» **GOAL**
Nothing but the lines from the top of the data to the line holding "import pandas as pd" should be printed, word for word and both ends included; leave the pictures out.

» **INFORMATION SUPPLIED**
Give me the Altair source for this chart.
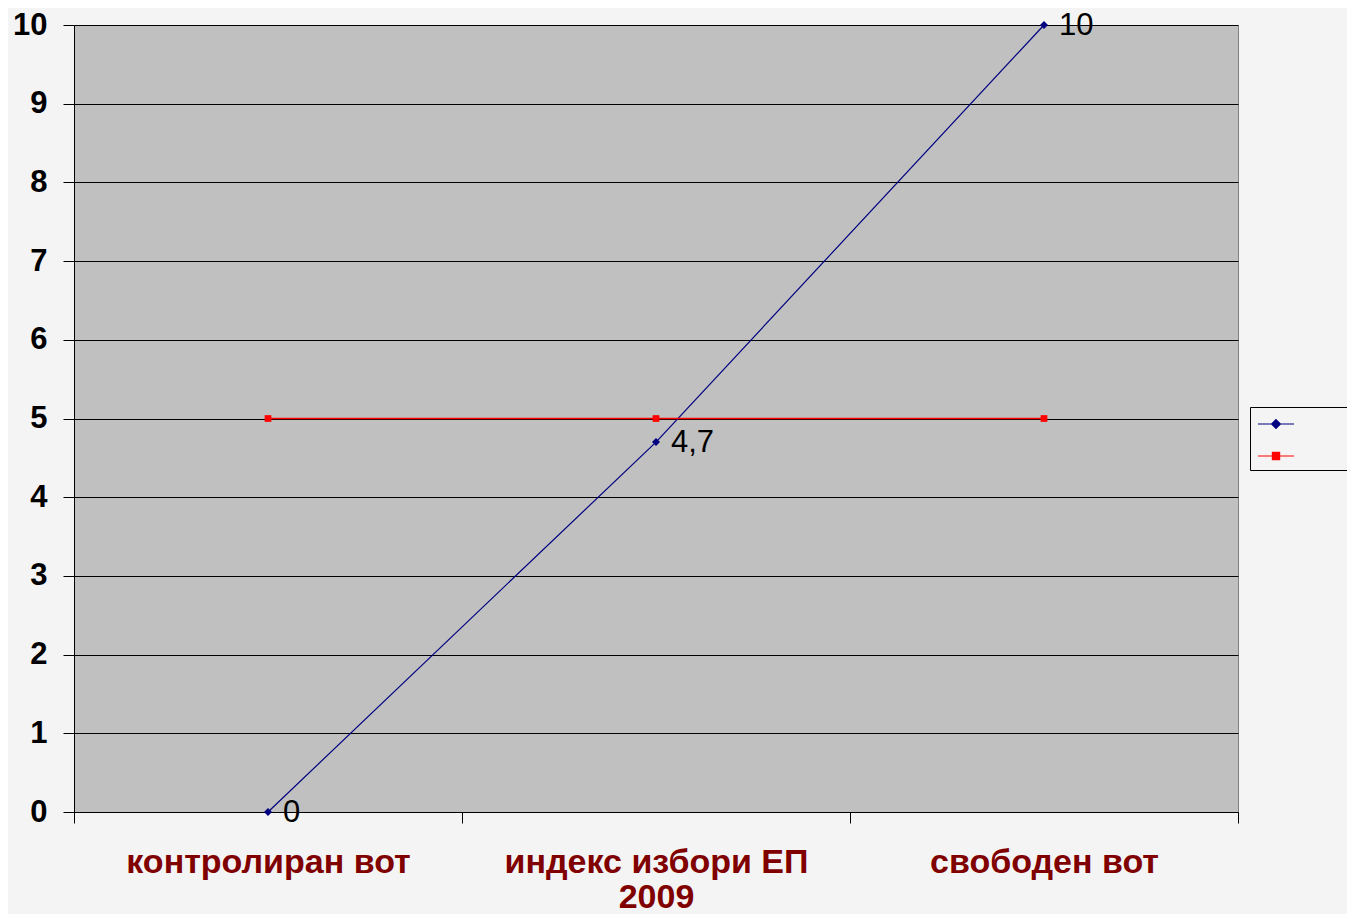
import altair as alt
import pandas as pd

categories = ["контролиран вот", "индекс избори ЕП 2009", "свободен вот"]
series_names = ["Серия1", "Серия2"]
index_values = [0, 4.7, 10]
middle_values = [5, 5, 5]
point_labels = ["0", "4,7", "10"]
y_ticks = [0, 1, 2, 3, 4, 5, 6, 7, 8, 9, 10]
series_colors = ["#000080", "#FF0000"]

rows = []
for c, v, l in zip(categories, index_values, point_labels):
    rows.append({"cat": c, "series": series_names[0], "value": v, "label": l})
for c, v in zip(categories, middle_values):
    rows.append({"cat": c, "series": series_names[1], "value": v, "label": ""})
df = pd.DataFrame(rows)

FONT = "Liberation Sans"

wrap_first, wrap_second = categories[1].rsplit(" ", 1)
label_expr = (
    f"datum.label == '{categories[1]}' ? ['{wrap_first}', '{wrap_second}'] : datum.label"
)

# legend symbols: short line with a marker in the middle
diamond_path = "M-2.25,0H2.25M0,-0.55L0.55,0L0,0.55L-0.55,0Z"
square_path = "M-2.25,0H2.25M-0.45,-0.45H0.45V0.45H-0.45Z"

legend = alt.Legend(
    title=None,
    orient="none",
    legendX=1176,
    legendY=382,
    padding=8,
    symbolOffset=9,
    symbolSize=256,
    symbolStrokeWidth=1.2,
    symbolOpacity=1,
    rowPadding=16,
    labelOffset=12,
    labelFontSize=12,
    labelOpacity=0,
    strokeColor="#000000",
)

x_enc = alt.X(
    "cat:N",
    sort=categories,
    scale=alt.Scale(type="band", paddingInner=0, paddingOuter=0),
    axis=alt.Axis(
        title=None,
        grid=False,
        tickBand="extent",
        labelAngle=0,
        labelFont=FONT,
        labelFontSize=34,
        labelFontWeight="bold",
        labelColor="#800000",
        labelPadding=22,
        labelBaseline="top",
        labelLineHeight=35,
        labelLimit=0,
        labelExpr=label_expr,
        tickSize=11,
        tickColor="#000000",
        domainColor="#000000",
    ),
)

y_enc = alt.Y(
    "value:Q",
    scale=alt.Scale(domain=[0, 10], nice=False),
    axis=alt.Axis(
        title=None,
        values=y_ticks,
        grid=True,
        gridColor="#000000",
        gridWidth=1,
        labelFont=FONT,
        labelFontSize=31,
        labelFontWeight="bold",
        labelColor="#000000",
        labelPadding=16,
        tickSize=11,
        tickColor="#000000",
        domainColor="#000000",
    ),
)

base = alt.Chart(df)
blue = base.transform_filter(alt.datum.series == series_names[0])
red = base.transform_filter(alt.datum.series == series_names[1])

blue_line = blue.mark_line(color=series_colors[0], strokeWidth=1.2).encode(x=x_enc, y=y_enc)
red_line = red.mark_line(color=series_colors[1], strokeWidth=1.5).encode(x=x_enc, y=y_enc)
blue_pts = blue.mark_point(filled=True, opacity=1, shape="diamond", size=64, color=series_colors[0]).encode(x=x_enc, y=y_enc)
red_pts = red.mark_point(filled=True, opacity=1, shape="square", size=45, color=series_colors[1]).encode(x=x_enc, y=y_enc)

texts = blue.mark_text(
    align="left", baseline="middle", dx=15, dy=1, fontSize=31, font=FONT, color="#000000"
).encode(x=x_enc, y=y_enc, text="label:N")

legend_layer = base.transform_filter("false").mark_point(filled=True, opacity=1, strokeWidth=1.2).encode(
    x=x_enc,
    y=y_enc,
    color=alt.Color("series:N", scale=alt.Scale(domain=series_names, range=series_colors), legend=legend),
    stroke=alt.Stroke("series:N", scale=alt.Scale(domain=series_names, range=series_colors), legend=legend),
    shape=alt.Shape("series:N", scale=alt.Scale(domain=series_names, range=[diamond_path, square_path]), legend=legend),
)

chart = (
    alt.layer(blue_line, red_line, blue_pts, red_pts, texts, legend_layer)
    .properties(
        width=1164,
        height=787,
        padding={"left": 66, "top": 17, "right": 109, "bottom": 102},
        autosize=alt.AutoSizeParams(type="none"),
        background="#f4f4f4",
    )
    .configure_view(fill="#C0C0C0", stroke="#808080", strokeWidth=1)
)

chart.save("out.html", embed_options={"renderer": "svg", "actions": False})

» **ANSWER TO THE TASK**
Give me the Altair source for this chart.
import altair as alt
import pandas as pd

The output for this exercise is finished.